The plan put forward by the VSC board of trustees would combine Castleton University, Northern Vermont University, and Vermont Technical College into one institution, eliminate duplicative programs, expand offerings to all locations, and reduce administrative costs. The resulting institution would be somewhat reminiscent of the SUNY system in New York where resources, programs, and classes are offered across locations but some campuses may have specialties depending on equipment and expertise available.

 

Fiscal Responsibility

Pensions. Pensions. Pensions. The legislature continues to take testimony and continues to ignore experts. Tom Golonka (Chairman of the Vermont Pension Investment Board) about how little investment experience the board has and there is no conflict of interest reporting. They need to maintain a cash flow of $150M per year and when the economy downturns (like in 2020) they are in trouble because they can't generate enough revenue to pay existing liabilities, let alone future ones. Because of below average returns, he recommended that VPIC bring in more investment and actuarial experience and hire a different investment consultant to make our pension management "more professional."
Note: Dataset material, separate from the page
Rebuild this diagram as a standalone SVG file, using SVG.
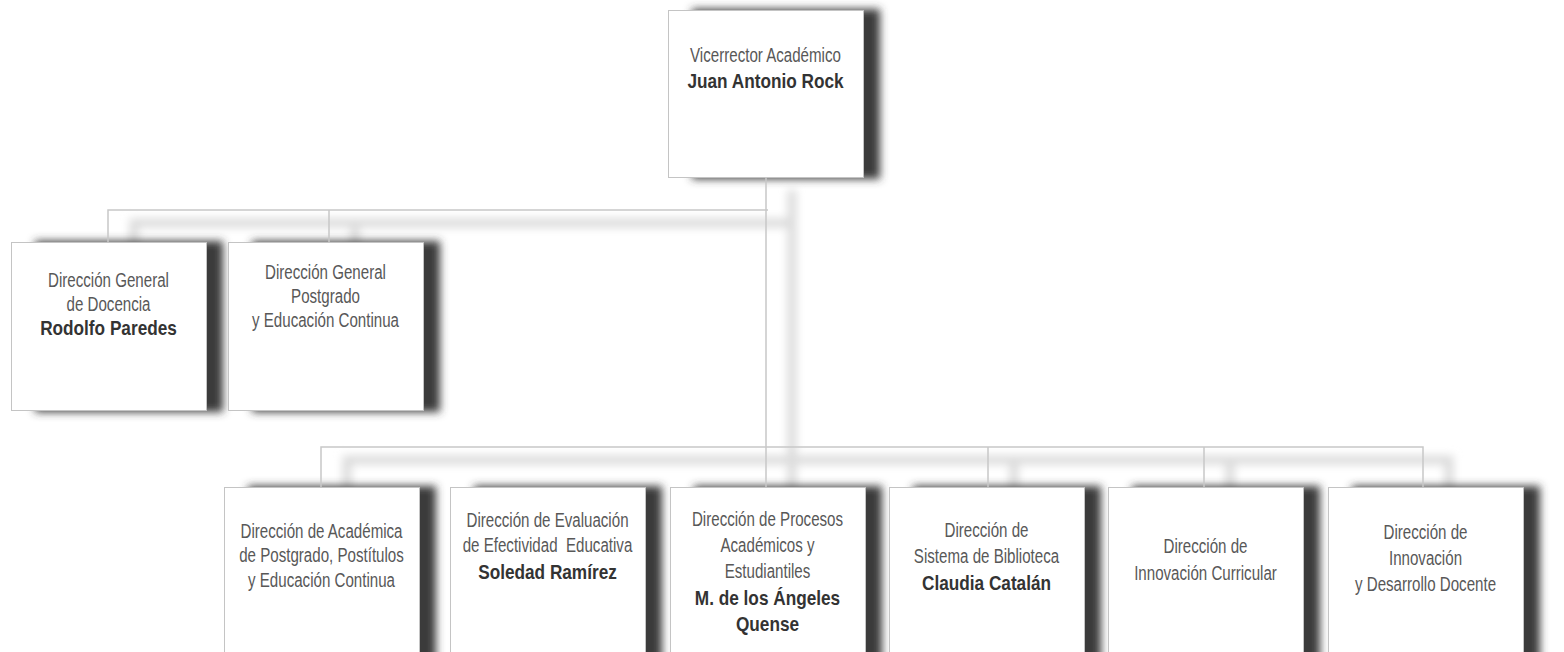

John Pelletier (Director for the Center for Financial Literacy at Champlain College) argued that the state isn't stress testing our pensions enough. This is a process whereby we take the worst-case scenario (like a pandemic) and model what the impacts to the fund would be and the downstream implications of that. We are somewhat lucky that markets largely recovered by the end of 2020, and end-of-year losses weren't as bad as they could have been. He also thinks that our pension fund actuaries are STILL being overly optimistic about market returns. This is largely how we ended up in this mess, after a decade of the legislature consistently short-funding the recommended contribution for the pension funds the assumed rate of return magically started rising in the mid 2000's. When your projected rate of return is higher, you don't need to put as much in up front because it will gain more interest (supposedly). All of a sudden, virtually the same dollar value contribution was now considered to "fully fund" the pensions. He even asserted that the actuaries weren't acting in the state's best interest. This would not be surprising given the history around this issue.
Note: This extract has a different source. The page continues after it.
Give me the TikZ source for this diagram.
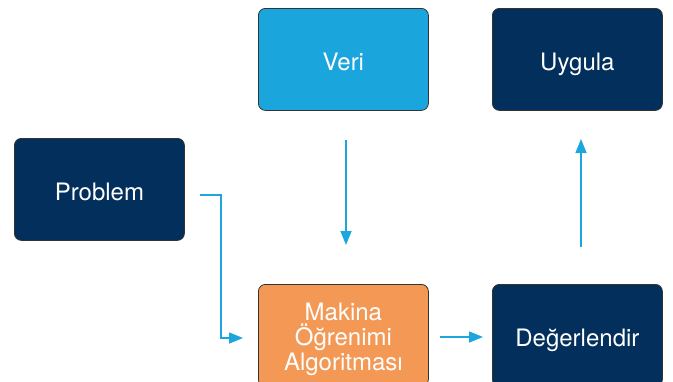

So far the legislature seems either unable or unwilling to respond to the pension fund crisis. Some legislators have even gone so far as to say it doesn't exist or is being contrived by the state Treasurer and other stakeholders like the Vermont Business Roundtable and financial experts like David Coates. We are advocating for the legislature to take action THIS YEAR on pensions. In the coming weeks we will be reaching out to let you know how to get involved!

 

Good Government

The elections bill that has been under debate in the Senate finally passed last week. It will extend universal mail-in voting for general elections. Senator Parent asked that mail in ballots be sent for all elections, but the Senate Government Operations Committee disagreed. A compromise included in the bill asks the Secretary of State to come back with a proposal on how mail in ballots would work for Town Meeting Day, statewide primaries, and other elections. The bill also makes some other technical corrections to election laws and lays the groundwork for more accurate and frequent updating of our voter checklist.

 

There was disappointing news from the Senate last week. They will not pass the ethics bill out this session because of "extensive testimony" they want to take on the proposed code of ethics. There are several things this bill would do to strengthen financial disclosures for public officials, hire additional staff, and even advisory opinions. There doesn't seem to be much disagreement from the Committee, either with the House bill or with the requests from Ethics Commission Executive Director, but never the less they don't see it passing this year.